Treasury Provides Details of New Short Sale Incentive Program
Less then a month after the announcement that the federal government was going to start an incentive program to encourage buyers and banks to sell houses at depressed values without foreclosures, David Streitfeld of The New York Times has the details — and they’re a little strange.
The basis of the program, which starts April 5, is much as it was described in February: The bank servicing the mortgage will get $1,000 for a short sale if it agrees not to go after the homeowner for the remainder of the mortgage; another $1,000 goes to the servicer of a second mortgage, if there is one; and the homeowner gets $1,500 in “relocation expenses.” If there’s a third mortgage, that bank gets nothing, but can still hold up the short sale.
The big supposed benefit is that short sale homes won’t be listed as foreclosures per se, so communities think they won’t be ransacked by former owners or vandals. Since if the bank took possession of the home and then short sold it, the bank would be listed as the seller of record in all legal documents, homeowners will seemingly keep possession of the homes, but they may or may not continue to occupy them.
The really strange thing is that the acceptable value of the home — which is expected to be less than the value of the mortgage but, with many short sales, may be less than the supposed market value of the home — will be determined by the bank in concert with a licensed real estate agent and not shared with the owner. Banks that agree to the program must agree to take any offer that is equal to or lesser than the value as determined by the real estate agent. What’s so strange about that is that normally banks determine the value of a home they are about to mortgage with the help of an appraiser, not an agent. At the height of the real estate crisis, appraisers were the people who verified to banks that the houses were worth at least as much as the mortgages, and during the crisis, those determined values often meant that people had homes worth less than the value of the mortgage.

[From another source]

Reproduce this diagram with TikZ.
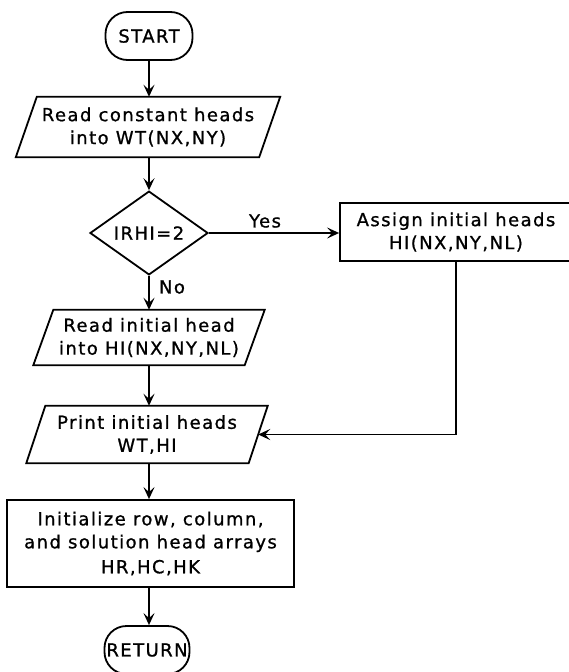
\documentclass[tikz,border=0pt]{standalone}
\usepackage{fontspec}
\setmainfont{DejaVu Sans}[LetterSpace=8, FakeBold=1]
\usetikzlibrary{shapes.geometric,arrows.meta}

% parallelogram outline drawn round an (undrawn) node: #1 node name, #2 half slant
\newcommand\drawio[2]{%
  \draw[outline] ([xshift=#2]#1.north west) -- ([xshift=#2]#1.north east)
    -- ([xshift=-#2]#1.south east) -- ([xshift=-#2]#1.south west) -- cycle;}

\begin{document}
\begin{tikzpicture}[x=1pt,y=-1pt,
  every node/.style={font=\fontsize{18pt}{23pt}\selectfont},
  outline/.style={line width=1.8pt, line join=miter},
  flow/.style={line width=1.8pt, -{Stealth[length=12pt,width=11pt,inset=5pt]}},
  terminal/.style={draw, outline, rounded corners=22pt, minimum width=87pt,
    minimum height=48pt, inner sep=0pt},
  process/.style={draw, outline, align=center, inner sep=0pt},
  iobox/.style={align=center, inner sep=0pt},
  decision/.style={draw, outline, diamond, minimum width=118pt,
    minimum height=74pt, inner sep=0pt},
  lbl/.style={inner sep=0pt}]
\useasboundingbox (0,0) rectangle (569,672);

\node[terminal] (start) at (149,36) {START};
\node[iobox, minimum width=243pt, minimum height=60pt] (rc) at (148,127)
  {Read constant heads\\into WT(NX,NY)};
\drawio{rc}{10.5pt}
\node[decision] (dec) at (149,233) {IRHI=2};
\node[process, minimum width=232pt, minimum height=58pt] (assign) at (456,232)
  {Assign initial heads\\HI(NX,NY,NL)};
\node[iobox, minimum width=211pt, minimum height=55pt] (ri) at (149,337.5)
  {Read initial head\\into HI(NX,NY,NL)};
\drawio{ri}{10pt}
\node[iobox, minimum width=222pt, minimum height=57pt] (pr) at (147,434.5)
  {Print initial heads\\WT,HI};
\drawio{pr}{9.5pt}
\node[process, minimum width=287pt, minimum height=87pt] (init) at (150.5,543.5)
  {Initialize row, column,\\and solution head arrays\\[2pt]HR,HC,HK};
\node[terminal, minimum width=85pt] (ret) at (147,650) {RETURN};

\node[lbl] (yes) at (265,221) {Yes};
\node[lbl] (no) at (172,287) {No};

\draw[flow] (start.south) -- (start.south |- rc.north);
\draw[flow] (dec.north |- rc.south) -- (dec.north);
\draw[flow] (dec.south) -- (dec.south |- ri.north);
\draw[flow] (dec.east) -- (dec.east -| assign.west);
\draw[flow] (dec.south |- ri.south) -- (dec.south |- pr.north);
\draw[flow] (dec.south |- pr.south) -- (dec.south |- init.north);
\draw[flow] (dec.south |- init.south) -- (dec.south |- ret.north);
\draw[flow] (assign.south) |- (pr.east);
\end{tikzpicture}
\end{document}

On the other hand, the National Association of Realtors is a lobbying powerhouse and, in the case of a foreclosure, their army of Realtors may make no money at all. In a short sale, if everyone plays along, a Realtor will earn an appraisal fee from the bank in addition to the standard 6 percent fee he or she collects from a buyer. Unless the home sells for $25,000, the Realtor involved in the short sale stands to make more than the seller and, if the home is worth more $75,000, more than all the parties combined. It sounds like someone else might be getting a nice little bailout, too.